Richard Norris Ii Dodge

Scaling Laws in Directional Spreading of Droplets on Wettability-Confined Diverging Tracks

Spontaneous pumpless transport of droplets on wettability-confined tracks is important for various applications, such as rapid transport and mixing of fluid droplets, enhanced dropwise condensation, biomedical devices, and so forth. Recent studies have shown that on an open surface, a superhydrophilic track of diverging width, laid on a superhydrophobic background, facilitates the transport of water from the narrower end to the wider end at unprecedented rates (up to 40 cm/s) without external actuation. The spreading behavior on such surfaces, however, has only been characterized for water. Keeping in mind that such designs play a key role for a diverse range of applications, such as handling organic liquids and in point-of-care devices, the importance of characterizing the spreading behavior of viscous liquids on such surfaces cannot be overemphasized. In the present work, the spreading behavior on the aforementioned wettability-patterned diverging tracks was observed for fluids of different viscosities. Two dimensionless variables were identified, and a comprehensive relationship was obtained. Three distinct temporal regimes of droplet spreading were established: I), a Washburn-type slow spreading, II) a much faster Laplace pressure-driven spreading, and III), a sluggish density-augmented Tanner-type film spreading. The results offer design guidance for tracks that can pumplessly manage fluids of various viscosities and surface tensions.

Precise Liquid Transport on and through Thin Porous Materials

Porous substrates have the ability to transport liquids not only laterally on their open surfaces but also transversally through their thickness. Directionality of the fluid transport can be achieved through spatial wettability patterning of these substrates. Different designs of wettability patterns are implemented herein to attain different schemes (modes) of three-dimensional transport in a high-density paper towel, which acts as a thin porous matrix directing the fluid. All schemes facilitate precise transport of metered liquid microvolumes (dispensed as droplets) on the surface and through the substrate. One selected mode features lateral fluid transport along the bottom surface of the substrate, with the top surface remaining dry, except at the initial droplet dispension point. This configuration is investigated in further detail, and an analytical model is developed to predict the temporal variation of the penetrating drop shape. The analysis and respective measurements agree within the experimental error limits, thus confirming the models ability to account for the main transport mechanisms.

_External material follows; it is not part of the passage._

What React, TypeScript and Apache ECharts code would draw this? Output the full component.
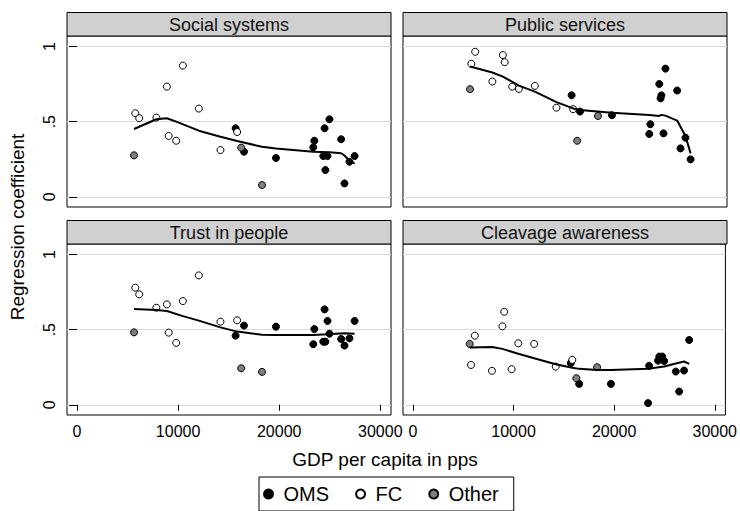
import React, { useEffect, useRef } from "react";
import * as echarts from "echarts";

const FONT = "'Liberation Sans', Arial, Helvetica, sans-serif";

const panelTitles = ["Social systems", "Public services", "Trust in people", "Cleavage awareness"];
const groupNames = ["OMS", "FC", "Other"];
const xTicks = [0, 10000, 20000, 30000];
const yTicks = [0, 0.5, 1];
const yTickLabels = ["0", ".5", "1"];

// GDP per capita (pps) by country group
const omsGdp = [15690, 16520, 19680, 23370, 23480, 24360, 24490, 24570, 24780, 24970, 26130, 26460, 26950, 27460];
const fcGdp = [5770, 6150, 7850, 8890, 9070, 9810, 10470, 12050, 14190, 15840];
const otherGdp = [5640, 16240, 18300];

// Regression coefficients: Social systems
const socialOms = [0.456, 0.3, 0.258, 0.329, 0.373, 0.271, 0.456, 0.178, 0.271, 0.516, 0.383, 0.089, 0.233, 0.271];
const socialFc = [0.556, 0.523, 0.527, 0.733, 0.405, 0.373, 0.873, 0.587, 0.311, 0.431];
const socialOther = [0.276, 0.327, 0.078];
// Public services
const publicOms = [0.676, 0.567, 0.543, 0.418, 0.483, 0.751, 0.655, 0.675, 0.422, 0.853, 0.707, 0.322, 0.393, 0.249];
const publicFc = [0.885, 0.965, 0.767, 0.943, 0.896, 0.733, 0.718, 0.738, 0.593, 0.583];
const publicOther = [0.716, 0.373, 0.538];
// Trust in people
const trustOms = [0.46, 0.527, 0.52, 0.403, 0.504, 0.42, 0.635, 0.42, 0.558, 0.473, 0.438, 0.394, 0.442, 0.558];
const trustFc = [0.779, 0.735, 0.646, 0.668, 0.48, 0.412, 0.69, 0.861, 0.553, 0.562];
const trustOther = [0.482, 0.243, 0.219];
// Cleavage awareness
const cleavageOms = [0.277, 0.139, 0.139, 0.011, 0.259, 0.294, 0.321, 0.31, 0.321, 0.292, 0.221, 0.088, 0.228, 0.431];
const cleavageFc = [0.265, 0.46, 0.226, 0.522, 0.619, 0.237, 0.409, 0.405, 0.254, 0.299];
const cleavageOther = [0.405, 0.177, 0.25];

// Lowess smooths
const lowessSocialX = [5640, 7850, 8890, 9810, 12050, 14190, 15840, 18300, 19680, 23370, 24970, 26130, 26460, 26950, 27460];
const lowessSocialY = [0.451, 0.516, 0.523, 0.5, 0.44, 0.4, 0.371, 0.333, 0.322, 0.3, 0.296, 0.29, 0.275, 0.24, 0.22];
const lowessPublicX = [5640, 7850, 8890, 10470, 12050, 14190, 15840, 16520, 19680, 23370, 24360, 24570, 24970, 26130, 26950, 27460];
const lowessPublicY = [0.867, 0.827, 0.8, 0.74, 0.7, 0.63, 0.588, 0.578, 0.56, 0.545, 0.538, 0.545, 0.54, 0.507, 0.405, 0.289];
const lowessTrustX = [5640, 7850, 8890, 10470, 12050, 14190, 15840, 18300, 19680, 23370, 24780, 26460, 27460];
const lowessTrustY = [0.637, 0.63, 0.624, 0.59, 0.56, 0.515, 0.487, 0.466, 0.465, 0.465, 0.469, 0.476, 0.473];
const lowessCleavageX = [5640, 7850, 8890, 10470, 12050, 14190, 15840, 16520, 18300, 19680, 23370, 24970, 26130, 26950, 27460];
const lowessCleavageY = [0.381, 0.385, 0.372, 0.34, 0.31, 0.27, 0.247, 0.239, 0.232, 0.232, 0.24, 0.255, 0.275, 0.288, 0.272];

const panelOms = [socialOms, publicOms, trustOms, cleavageOms];
const panelFc = [socialFc, publicFc, trustFc, cleavageFc];
const panelOther = [socialOther, publicOther, trustOther, cleavageOther];
const panelLowessX = [lowessSocialX, lowessPublicX, lowessTrustX, lowessCleavageX];
const panelLowessY = [lowessSocialY, lowessPublicY, lowessTrustY, lowessCleavageY];

const zip = (xs: number[], ys: number[]) => xs.map((x, i) => [x, ys[i]]);

export default function App() {
  const ref = useRef<HTMLDivElement>(null);
  useEffect(() => {
    if (!ref.current) return;
    const chart = echarts.init(ref.current, undefined, { renderer: "svg" });
    const grids = [
      { left: 67, top: 36, width: 324, height: 171 },
      { left: 403, top: 36, width: 324, height: 171 },
      { left: 67, top: 244, width: 324, height: 171 },
      { left: 403, top: 244, width: 324, height: 171 },
    ];
    const xAxes = grids.map((_, i) => {
      const bottom = i >= 2;
      return {
        type: "value",
        gridIndex: i,
        min: -990,
        max: 31060,
        axisLine: { show: false },
        splitLine: { show: false },
        axisTick: {
          show: bottom,
          customValues: xTicks,
          length: 6,
          lineStyle: { color: "#000", width: 1 },
        },
        axisLabel: {
          show: bottom,
          customValues: xTicks,
          fontSize: 16,
          color: "#000",
          fontFamily: FONT,
          margin: 8,
          formatter: (v: number) => String(Math.round(v)),
        },
      };
    });
    const yAxes = grids.map((_, i) => {
      const left = i % 2 === 0;
      return {
        type: "value",
        gridIndex: i,
        min: -0.068,
        max: 1.07,
        axisLine: { show: false },
        splitLine: { show: true, lineStyle: { color: "#dcdcdc", width: 1 } },
        axisTick: {
          show: left,
          customValues: yTicks,
          length: 8,
          lineStyle: { color: "#000", width: 1 },
        },
        axisLabel: {
          show: left,
          customValues: yTicks,
          rotate: 90,
          fontSize: 16,
          color: "#000",
          fontFamily: FONT,
          margin: 10,
          formatter: (v: number) => {
            const k = yTicks.findIndex((t) => Math.abs(t - v) < 1e-9);
            return k >= 0 ? yTickLabels[k] : "";
          },
        },
      };
    });
    const series: any[] = [];
    grids.forEach((_, p) => {
      series.push({
        type: "scatter",
        name: groupNames[0],
        xAxisIndex: p,
        yAxisIndex: p,
        data: zip(omsGdp, panelOms[p]),
        symbol: "circle",
        symbolSize: 7,
        itemStyle: { color: "#000", borderColor: "#000", borderWidth: 1, opacity: 1 },
        z: 3,
      });
      series.push({
        type: "scatter",
        name: groupNames[1],
        xAxisIndex: p,
        yAxisIndex: p,
        data: zip(fcGdp, panelFc[p]),
        symbol: "circle",
        symbolSize: 7,
        itemStyle: { color: "#fff", borderColor: "#000", borderWidth: 1, opacity: 1 },
        z: 3,
      });
      series.push({
        type: "scatter",
        name: groupNames[2],
        xAxisIndex: p,
        yAxisIndex: p,
        data: zip(otherGdp, panelOther[p]),
        symbol: "circle",
        symbolSize: 7,
        itemStyle: { color: "#7f7f7f", borderColor: "#000", borderWidth: 1, opacity: 1 },
        z: 3,
      });
      series.push({
        type: "line",
        name: "lowess",
        xAxisIndex: p,
        yAxisIndex: p,
        data: zip(panelLowessX[p], panelLowessY[p]),
        symbol: "none",
        showSymbol: false,
        lineStyle: { color: "#000", width: 2 },
        z: 5,
      });
    });

    const graphics: any[] = [];
    grids.forEach((g, p) => {
      const headerTop = p < 2 ? 12.5 : 220.5;
      const headerH = g.top - headerTop;
      graphics.push({
        type: "rect",
        shape: { x: g.left, y: headerTop, width: g.width, height: headerH },
        style: { fill: "#d0d0d0", stroke: "#000", lineWidth: 1 },
        z: 10,
      });
      graphics.push({
        type: "text",
        x: g.left + g.width / 2,
        y: headerTop + headerH / 2 + 0.5,
        style: {
          text: panelTitles[p],
          font: `18px ${FONT}`,
          fill: "#111",
          textAlign: "center",
          textVerticalAlign: "middle",
        },
        z: 11,
      });
    });
    graphics.push({
      type: "text",
      x: 17,
      y: 227,
      rotation: Math.PI / 2,
      style: {
        text: "Regression coefficient",
        font: `19px ${FONT}`,
        fill: "#000",
        textAlign: "center",
        textVerticalAlign: "middle",
      },
    });
    graphics.push({
      type: "text",
      x: 385,
      y: 459,
      style: {
        text: "GDP per capita in pps",
        font: `19px ${FONT}`,
        fill: "#000",
        textAlign: "center",
        textVerticalAlign: "middle",
      },
    });

    chart.setOption({
      animation: false,
      backgroundColor: "#fff",
      textStyle: { fontFamily: FONT },
      grid: grids.map((g) => ({
        ...g,
        show: true,
        borderColor: "#000",
        borderWidth: 1,
        backgroundColor: "#fff",
        containLabel: false,
      })),
      xAxis: xAxes,
      yAxis: yAxes,
      legend: {
        data: groupNames,
        left: 259,
        top: 477,
        orient: "horizontal",
        icon: "circle",
        itemWidth: 20,
        itemHeight: 9,
        itemGap: 26,
        padding: [7, 15, 7, 4],
        borderColor: "#000",
        borderWidth: 1,
        backgroundColor: "#fff",
        selectedMode: false,
        textStyle: { fontSize: 20, color: "#000", fontFamily: FONT },
      },
      series,
      graphic: graphics,
    });
    return () => chart.dispose();
  }, []);
  return (
    <div
      ref={ref}
      style={{ position: "absolute", left: 0, top: 0, width: 740, height: 511 }}
    />
  );
}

Surface-Wettability Patterning for Distributing High-Momentum Water Jets on Porous Polymeric Substrates

Liquid jet impingement on porous materials is particularly important in many applications of heat transfer, filtration, or in incontinence products. Generally, it is desired that the liquid not penetrate the substrate at or near the point of jet impact, but rather be distributed over a wider area before reaching the back side. A facile wettability-patterning technique is presented, whereby a water jet impinging orthogonally on a wettability-patterned nonwoven substrate is distributed on the top surface and through the porous matrix, and ultimately dispensed from prespecified points underneath the sample. A systematic approach is adopted to identify the optimum design that allows for a uniform distribution of the liquid on horizontally mounted substrates of ∼50 cm2 area, with minimal or no spilling over the sample edges at jet flow rates exceeding 1 L/min. The effect of the location of jet impingement on liquid distribution is also studied, and the design is observed to perform well even under offset jet impact conditions.